In a three-part exposé in 2012, historian Allen Ruff and journalist Steve Horn showed NU to be the brainchild of U.S. imperial ambition, having come about “in large part through the guidance of a small cadre of key actors with career-long connections to the [World] Bank and the U.S. national security state.”
But if NU is a Potemkin village, then it’s one inside the larger Potemkin village of Astana.
It’s not terribly difficult to speculate about the real purpose of a venture with such parentage. NU, Ruff and Horn wrote, “serves an elite function in reproducing and expanding the existing economic and political order”; once in full swing, the system will churn out “a corps of technicians, administrators and bureaucrats in service to an authoritarian state and its corporate partners at home and abroad.”
Among NU’s colorful cast of characters is Dennis de Tray, a member of the board of trustees and an adviser to the university president. As Ruff and Horn point out, de Tray studied at the University of Chicago under the tutelage of those behind the unleashing of free-market reforms on Chile during the dictatorship of Augusto Pinochet. De Tray later went on to serve the World Bank for more than two decades and was country director for Indonesia at the time of the fall of Suharto.
De Tray’s musings on the occasion of Suharto’s death in 2008 are helpful in assessing the sort of mentality that underpins NU. As de Tray saw it, Suharto’s track record of mass murder was not overly concerning because “the bad that he did — and some of it was horrific — should be balanced against the good, not for the sake of Suharto but for the sake of development.” And not only that: Suharto’s brutal and corrupt reign was “one of the great development success stories of all time.”
The same use of development lingo to excuse state repression applies to the situation in Kazakhstan. Former British Prime Minister Tony Blair, who now consults for the despotic Kazakh regime on how to attract foreign investment, took a similar line when he advised Nazarbayev on the proper approach to the 2011 Zhanaozen deaths: “Tragic though they were, [they] should not obscure the enormous progress that Kazakhstan has made.”
Massacre victims aside, the country’s homeless and others affected by growing inequality would presumably fail to see the progress in Blair’s multimillion-dollar contract.
On a recent trip to Kazakhstan, I visited the NU campus, the main atrium of which is lined with palm trees — a somewhat incongruous interior decorating move, given the often subzero temperatures outside.
The American professor who agreed to show me around began his tour with the analysis that “this place is a Potemkin village.” (Since he wanted at least one more year of Potemkin village salary and benefits, he asked that I not use his name.)

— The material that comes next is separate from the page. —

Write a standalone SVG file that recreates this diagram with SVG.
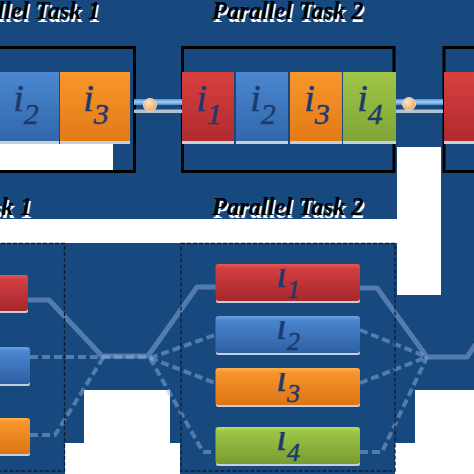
<svg xmlns="http://www.w3.org/2000/svg" width="474" height="474" viewBox="0 0 474 474">
<defs>
<style>
.title{font-family:"Liberation Serif","Times New Roman",serif;font-weight:bold;font-style:italic;font-size:24.5px}
.tsh{fill:#ffffff}
.tfg{fill:#000000}
.lbl{font-family:"Liberation Serif","Times New Roman",serif;font-style:italic;fill:#1c3a6e;stroke:#1c3a6e;stroke-width:0.5}
.frame{fill:none;stroke:#000;stroke-width:3}
.dframe{fill:none;stroke:#0b1c33;stroke-width:1.3;stroke-dasharray:4 2}
.refl{fill:#c5cfdb}
.conn{fill:none;stroke:#8fb0dc;stroke-opacity:0.5;stroke-linejoin:round}
.solid{stroke-width:5}
.dash{stroke-width:4;stroke-dasharray:8 4}
</style>
<linearGradient id="gR" x1="0" y1="0" x2="0" y2="1"><stop offset="0" stop-color="#d8403f"/><stop offset="1" stop-color="#b02a2f"/></linearGradient>
<linearGradient id="gB" x1="0" y1="0" x2="0" y2="1"><stop offset="0" stop-color="#4b88d0"/><stop offset="1" stop-color="#3266aa"/></linearGradient>
<linearGradient id="gO" x1="0" y1="0" x2="0" y2="1"><stop offset="0" stop-color="#f8972a"/><stop offset="1" stop-color="#e27a18"/></linearGradient>
<linearGradient id="gG" x1="0" y1="0" x2="0" y2="1"><stop offset="0" stop-color="#9fc747"/><stop offset="1" stop-color="#80a436"/></linearGradient>
<linearGradient id="bR" x1="0" y1="0" x2="0" y2="1"><stop offset="0" stop-color="#e45a58"/><stop offset="0.12" stop-color="#d23e40"/><stop offset="1" stop-color="#a6282d"/></linearGradient>
<linearGradient id="bB" x1="0" y1="0" x2="0" y2="1"><stop offset="0" stop-color="#6aa2e2"/><stop offset="0.12" stop-color="#4a86cf"/><stop offset="1" stop-color="#2e5fa3"/></linearGradient>
<linearGradient id="bO" x1="0" y1="0" x2="0" y2="1"><stop offset="0" stop-color="#ffb050"/><stop offset="0.12" stop-color="#f8952a"/><stop offset="1" stop-color="#dc7414"/></linearGradient>
<linearGradient id="bG" x1="0" y1="0" x2="0" y2="1"><stop offset="0" stop-color="#b8dc60"/><stop offset="0.12" stop-color="#9cc545"/><stop offset="1" stop-color="#789c30"/></linearGradient>
<linearGradient id="tube" x1="0" y1="0" x2="0" y2="1"><stop offset="0" stop-color="#4f8fd8"/><stop offset="0.5" stop-color="#a6d0f4"/><stop offset="1" stop-color="#4a86cc"/></linearGradient>
<radialGradient id="ball" cx="0.4" cy="0.35" r="0.7"><stop offset="0" stop-color="#ffe6c4"/><stop offset="1" stop-color="#f0a455"/></radialGradient>
<clipPath id="c1"><rect x="215" y="269" width="145" height="33"/></clipPath>
<clipPath id="c2"><rect x="215" y="321" width="145" height="33"/></clipPath>
<clipPath id="c3"><rect x="215" y="373" width="145" height="33"/></clipPath>
<clipPath id="c4"><rect x="215" y="432" width="145" height="33"/></clipPath>
</defs>

<g id="background">
<rect x="0" y="0" width="474" height="474" fill="#ffffff"/>
<path fill="#17497f" d="M0,0H474V295H441V147H397V219H0Z M0,243H397V295H0Z M441,147H474V295H441Z M0,295H474V390H0Z M0,390H84V443H0Z M170,390H415V443H170Z M0,443H65V474H0Z M180,443H395V474H180Z"/>
<rect x="0" y="144" width="113" height="26" fill="#ffffff"/>
</g>

<g id="titles">
<text class="title tsh" x="101.5" y="21.5" text-anchor="end">Parallel Task 1</text>
<text class="title tfg" x="100" y="19" text-anchor="end">Parallel Task 1</text>
<text class="title tsh" x="213.5" y="21.5">Parallel Task 2</text>
<text class="title tfg" x="212" y="19">Parallel Task 2</text>
<text class="title tsh" x="33.5" y="217.5" text-anchor="end">Parallel Task 1</text>
<text class="title tfg" x="32" y="215" text-anchor="end">Parallel Task 1</text>
<text class="title tsh" x="213.5" y="217.5">Parallel Task 2</text>
<text class="title tfg" x="212" y="215">Parallel Task 2</text>
</g>

<g id="top-frames">
<rect id="frame-top-1" class="frame" x="-10" y="47.5" width="144.5" height="124"/>
<rect id="frame-top-2" class="frame" x="182.5" y="47.5" width="211.5" height="124"/>
<rect id="frame-top-3" class="frame" x="444" y="47.5" width="40" height="124"/>
</g>

<g id="connectors">
<g id="top-link-1">
<rect x="134" y="99" width="48" height="6" fill="url(#tube)"/>
<rect x="134" y="109.5" width="48" height="3.5" fill="#b3c1d3"/>
<circle cx="150" cy="105" r="6.5" fill="url(#ball)" stroke="#d6dbe2" stroke-width="1"/>
</g>
<g id="top-link-2">
<rect x="396" y="99" width="47" height="6" fill="url(#tube)"/>
<rect x="396" y="109.5" width="47" height="3.5" fill="#b3c1d3"/>
<circle cx="409" cy="104" r="6.5" fill="url(#ball)" stroke="#d6dbe2" stroke-width="1"/>
</g>
<path class="conn solid" d="M28,300H49L102,356H148L197,287H216"/>
<path class="conn dash" d="M30,357H148"/>
<path class="conn dash" d="M30,435H55L103,358"/>
<path class="conn dash" d="M150,358L215,335"/>
<path class="conn dash" d="M150,358L215,383"/>
<path class="conn dash" d="M150,358L203,452H215"/>
<path class="conn solid" d="M360,288H377L427,357H467L476,344"/>
<path class="conn dash" d="M360,330L427,357"/>
<path class="conn dash" d="M360,383L427,357"/>
<path class="conn dash" d="M360,452H382L427,357"/>
</g>

<g id="t1-i2">
<rect class="refl" x="-10" y="139" width="69" height="5"/>
<rect x="-10" y="72" width="69" height="69" fill="url(#gB)"/>
<text class="lbl" x="26" y="111" text-anchor="middle" font-size="38">i<tspan font-size="30" dy="13">2</tspan></text>
</g>
<g id="t1-i3">
<rect class="refl" x="60" y="139" width="70" height="5"/>
<rect x="60" y="72" width="70" height="69" fill="url(#gO)"/>
<text class="lbl" x="96" y="111" text-anchor="middle" font-size="38">i<tspan font-size="30" dy="13">3</tspan></text>
</g>
<g id="t2-i1">
<rect class="refl" x="182" y="139" width="52" height="5"/>
<rect x="182" y="72" width="52" height="69" fill="url(#gR)"/>
<text class="lbl" x="209" y="111" text-anchor="middle" font-size="38">i<tspan font-size="30" dy="13">1</tspan></text>
</g>
<g id="t2-i2">
<rect class="refl" x="236" y="139" width="52" height="5"/>
<rect x="236" y="72" width="52" height="69" fill="url(#gB)"/>
<text class="lbl" x="263" y="111" text-anchor="middle" font-size="38">i<tspan font-size="30" dy="13">2</tspan></text>
</g>
<g id="t2-i3">
<rect class="refl" x="290" y="139" width="52" height="5"/>
<rect x="290" y="72" width="52" height="69" fill="url(#gO)"/>
<text class="lbl" x="317" y="111" text-anchor="middle" font-size="38">i<tspan font-size="30" dy="13">3</tspan></text>
</g>
<g id="t2-i4">
<rect class="refl" x="343" y="139" width="53" height="5"/>
<rect x="343" y="72" width="53" height="69" fill="url(#gG)"/>
<text class="lbl" x="370" y="111" text-anchor="middle" font-size="38">i<tspan font-size="30" dy="13">4</tspan></text>
</g>
<g id="t3-i1">
<rect class="refl" x="444" y="139" width="35" height="5"/>
<rect x="444" y="72" width="35" height="69" fill="url(#gR)"/>
</g>

<g id="bottom-frames">
<rect id="frame-bottom-1" class="dframe" x="-5" y="243.5" width="69.5" height="227.5"/>
<rect id="frame-bottom-2" class="dframe" x="181" y="243.5" width="214" height="227.5"/>
</g>

<g id="b1-red">
<rect class="refl" x="-5" y="308" width="33" height="5" rx="2"/>
<rect x="-5" y="275" width="33" height="36" rx="3" fill="url(#bR)"/>
</g>
<g id="b1-blue">
<rect class="refl" x="-5" y="381" width="35" height="5" rx="2"/>
<rect x="-5" y="347" width="35" height="37" rx="3" fill="url(#bB)"/>
</g>
<g id="b1-orange">
<rect class="refl" x="-5" y="451" width="35" height="5" rx="2"/>
<rect x="-5" y="418" width="35" height="36" rx="3" fill="url(#bO)"/>
</g>

<g id="b2-i1">
<rect class="refl" x="216" y="298" width="144" height="5" rx="2"/>
<rect x="215.5" y="264" width="144.5" height="37" rx="3" fill="url(#bR)"/>
<text class="lbl" clip-path="url(#c1)" x="288" y="287" text-anchor="middle" font-size="40">i<tspan font-size="26" dy="11">1</tspan></text>
</g>
<g id="b2-i2">
<rect class="refl" x="216" y="350" width="144" height="5" rx="2"/>
<rect x="215.5" y="316" width="144.5" height="37" rx="3" fill="url(#bB)"/>
<text class="lbl" clip-path="url(#c2)" x="288" y="339" text-anchor="middle" font-size="40">i<tspan font-size="26" dy="11">2</tspan></text>
</g>
<g id="b2-i3">
<rect class="refl" x="216" y="402" width="144" height="5" rx="2"/>
<rect x="215.5" y="368" width="144.5" height="37" rx="3" fill="url(#bO)"/>
<text class="lbl" clip-path="url(#c3)" x="288" y="391" text-anchor="middle" font-size="40">i<tspan font-size="26" dy="11">3</tspan></text>
</g>
<g id="b2-i4">
<rect class="refl" x="216" y="461" width="144" height="5" rx="2"/>
<rect x="215.5" y="427" width="144.5" height="37" rx="3" fill="url(#bG)"/>
<text class="lbl" clip-path="url(#c4)" x="288" y="450" text-anchor="middle" font-size="40">i<tspan font-size="26" dy="11">4</tspan></text>
</g>
</svg>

Among his critiques were the reportedly substandard caliber of the students — many of whom he claimed were not proficient in English, the language of instruction — as well as the preponderance of bureaucracy and corruption at the institution.
A former colleague, he said, described NU as “very impressive to anyone who does not understand what a university is.” In an ideal world, “university” would not be the first label to come to mind for a school where oil companies help write the curriculum.
But if NU is a Potemkin village, then it’s one inside the larger Potemkin village of Astana. And the matryoshka sequence doesn’t stop there; after all, the neoliberal world's attempts to conceal massive inequality makes it a Potemkin village in its own right.